Short task: Begin with the first line below and retype each line exactly through the line containing "function pts(xs, ys)". Any pictures are to be left out.

─── Source excerpt ───

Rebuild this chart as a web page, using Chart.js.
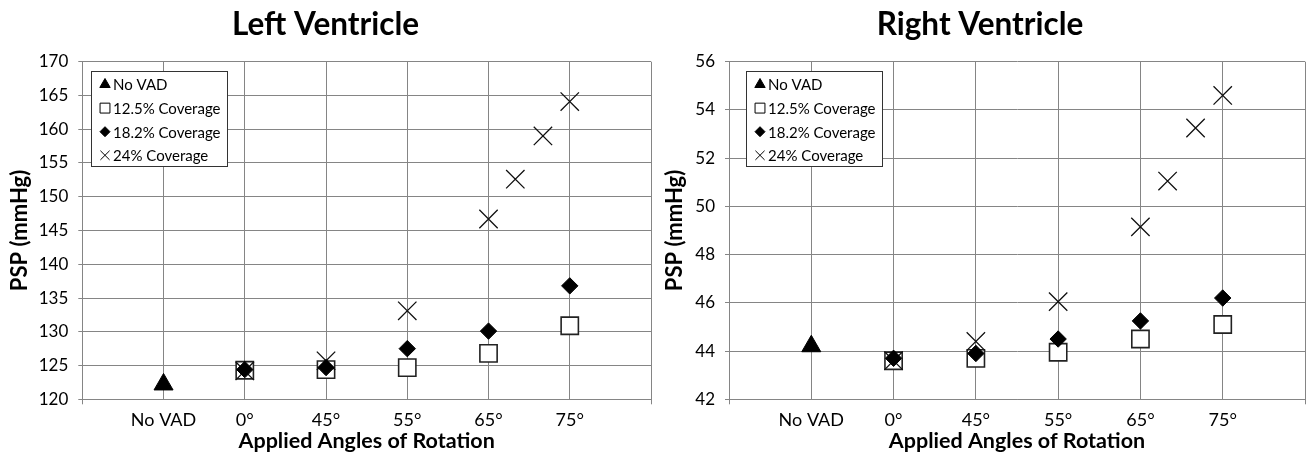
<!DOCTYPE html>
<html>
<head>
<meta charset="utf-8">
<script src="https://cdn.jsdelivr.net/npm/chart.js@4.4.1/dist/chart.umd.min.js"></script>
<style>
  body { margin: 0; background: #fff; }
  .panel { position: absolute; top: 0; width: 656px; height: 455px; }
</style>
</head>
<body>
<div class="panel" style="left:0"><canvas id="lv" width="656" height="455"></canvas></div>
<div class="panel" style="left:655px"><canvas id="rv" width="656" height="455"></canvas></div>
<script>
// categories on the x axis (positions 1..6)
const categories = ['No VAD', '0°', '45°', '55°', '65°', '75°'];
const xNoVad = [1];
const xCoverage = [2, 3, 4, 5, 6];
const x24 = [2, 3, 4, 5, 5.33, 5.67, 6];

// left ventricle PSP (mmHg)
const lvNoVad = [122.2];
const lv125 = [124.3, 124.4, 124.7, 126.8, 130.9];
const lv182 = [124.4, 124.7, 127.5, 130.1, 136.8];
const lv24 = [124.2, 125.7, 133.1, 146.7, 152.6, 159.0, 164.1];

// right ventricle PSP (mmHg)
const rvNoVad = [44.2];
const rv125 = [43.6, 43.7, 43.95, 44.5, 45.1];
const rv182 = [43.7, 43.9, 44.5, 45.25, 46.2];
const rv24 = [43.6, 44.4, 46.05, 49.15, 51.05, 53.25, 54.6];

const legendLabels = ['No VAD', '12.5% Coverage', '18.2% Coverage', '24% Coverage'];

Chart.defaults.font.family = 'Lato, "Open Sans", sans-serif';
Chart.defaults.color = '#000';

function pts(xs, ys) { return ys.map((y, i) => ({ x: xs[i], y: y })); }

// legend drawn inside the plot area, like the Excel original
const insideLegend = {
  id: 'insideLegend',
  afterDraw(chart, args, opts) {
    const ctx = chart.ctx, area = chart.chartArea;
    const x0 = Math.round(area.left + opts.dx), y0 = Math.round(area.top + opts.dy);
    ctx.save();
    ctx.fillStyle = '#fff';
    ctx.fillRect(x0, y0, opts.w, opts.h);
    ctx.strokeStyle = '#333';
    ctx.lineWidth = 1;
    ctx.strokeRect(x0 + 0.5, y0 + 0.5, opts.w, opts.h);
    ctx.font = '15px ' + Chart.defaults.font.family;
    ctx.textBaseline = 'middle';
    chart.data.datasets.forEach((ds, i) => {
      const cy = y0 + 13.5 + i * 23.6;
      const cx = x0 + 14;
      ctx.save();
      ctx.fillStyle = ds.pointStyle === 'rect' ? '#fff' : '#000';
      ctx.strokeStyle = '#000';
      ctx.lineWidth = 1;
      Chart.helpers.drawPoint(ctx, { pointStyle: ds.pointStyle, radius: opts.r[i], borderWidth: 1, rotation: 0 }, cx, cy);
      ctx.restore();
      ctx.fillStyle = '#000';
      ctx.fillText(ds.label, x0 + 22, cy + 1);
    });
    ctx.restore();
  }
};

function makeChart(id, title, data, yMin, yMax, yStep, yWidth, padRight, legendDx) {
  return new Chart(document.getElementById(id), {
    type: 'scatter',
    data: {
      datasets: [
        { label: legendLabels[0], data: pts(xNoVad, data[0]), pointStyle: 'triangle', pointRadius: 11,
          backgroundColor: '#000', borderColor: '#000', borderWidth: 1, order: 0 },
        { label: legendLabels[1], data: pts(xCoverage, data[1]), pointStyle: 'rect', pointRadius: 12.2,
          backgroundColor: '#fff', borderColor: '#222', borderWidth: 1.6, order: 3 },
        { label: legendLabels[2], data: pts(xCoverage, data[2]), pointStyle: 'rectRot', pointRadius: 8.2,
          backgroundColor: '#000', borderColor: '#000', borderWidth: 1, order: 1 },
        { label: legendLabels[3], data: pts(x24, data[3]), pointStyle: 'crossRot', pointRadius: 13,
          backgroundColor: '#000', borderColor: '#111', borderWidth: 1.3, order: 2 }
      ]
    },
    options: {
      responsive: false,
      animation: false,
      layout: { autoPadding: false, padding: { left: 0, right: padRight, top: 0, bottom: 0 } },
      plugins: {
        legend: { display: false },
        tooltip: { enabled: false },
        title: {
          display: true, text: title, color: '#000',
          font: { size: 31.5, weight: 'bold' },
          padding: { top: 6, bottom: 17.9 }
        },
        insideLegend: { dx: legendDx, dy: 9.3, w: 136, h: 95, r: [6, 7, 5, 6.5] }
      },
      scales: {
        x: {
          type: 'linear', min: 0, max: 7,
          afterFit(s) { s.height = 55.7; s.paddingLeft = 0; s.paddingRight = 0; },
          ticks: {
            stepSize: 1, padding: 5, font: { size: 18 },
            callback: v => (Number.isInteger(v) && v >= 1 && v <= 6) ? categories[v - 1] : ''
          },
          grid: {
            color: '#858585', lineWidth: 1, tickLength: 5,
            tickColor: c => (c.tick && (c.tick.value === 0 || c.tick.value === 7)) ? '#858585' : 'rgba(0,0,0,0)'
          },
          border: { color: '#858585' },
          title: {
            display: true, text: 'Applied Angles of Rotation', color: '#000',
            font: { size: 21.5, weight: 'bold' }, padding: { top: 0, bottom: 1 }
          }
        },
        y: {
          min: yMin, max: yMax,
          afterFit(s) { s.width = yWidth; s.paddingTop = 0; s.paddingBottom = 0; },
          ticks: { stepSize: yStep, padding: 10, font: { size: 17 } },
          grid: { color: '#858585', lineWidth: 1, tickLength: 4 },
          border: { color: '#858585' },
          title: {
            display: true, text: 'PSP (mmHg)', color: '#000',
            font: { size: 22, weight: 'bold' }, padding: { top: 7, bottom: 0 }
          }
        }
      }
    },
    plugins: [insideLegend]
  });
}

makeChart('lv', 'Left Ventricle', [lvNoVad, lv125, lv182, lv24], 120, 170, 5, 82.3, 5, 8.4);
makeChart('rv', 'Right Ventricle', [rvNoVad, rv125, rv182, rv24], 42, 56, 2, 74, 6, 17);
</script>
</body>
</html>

───

Solution to this task:
Rebuild this chart as a web page, using Chart.js.
<!DOCTYPE html>
<html>
<head>
<meta charset="utf-8">
<script src="https://cdn.jsdelivr.net/npm/chart.js@4.4.1/dist/chart.umd.min.js"></script>
<style>
  body { margin: 0; background: #fff; }
  .panel { position: absolute; top: 0; width: 656px; height: 455px; }
</style>
</head>
<body>
<div class="panel" style="left:0"><canvas id="lv" width="656" height="455"></canvas></div>
<div class="panel" style="left:655px"><canvas id="rv" width="656" height="455"></canvas></div>
<script>
// categories on the x axis (positions 1..6)
const categories = ['No VAD', '0°', '45°', '55°', '65°', '75°'];
const xNoVad = [1];
const xCoverage = [2, 3, 4, 5, 6];
const x24 = [2, 3, 4, 5, 5.33, 5.67, 6];

// left ventricle PSP (mmHg)
const lvNoVad = [122.2];
const lv125 = [124.3, 124.4, 124.7, 126.8, 130.9];
const lv182 = [124.4, 124.7, 127.5, 130.1, 136.8];
const lv24 = [124.2, 125.7, 133.1, 146.7, 152.6, 159.0, 164.1];

// right ventricle PSP (mmHg)
const rvNoVad = [44.2];
const rv125 = [43.6, 43.7, 43.95, 44.5, 45.1];
const rv182 = [43.7, 43.9, 44.5, 45.25, 46.2];
const rv24 = [43.6, 44.4, 46.05, 49.15, 51.05, 53.25, 54.6];

const legendLabels = ['No VAD', '12.5% Coverage', '18.2% Coverage', '24% Coverage'];

Chart.defaults.font.family = 'Lato, "Open Sans", sans-serif';
Chart.defaults.color = '#000';

function pts(xs, ys) { return ys.map((y, i) => ({ x: xs[i], y: y })); }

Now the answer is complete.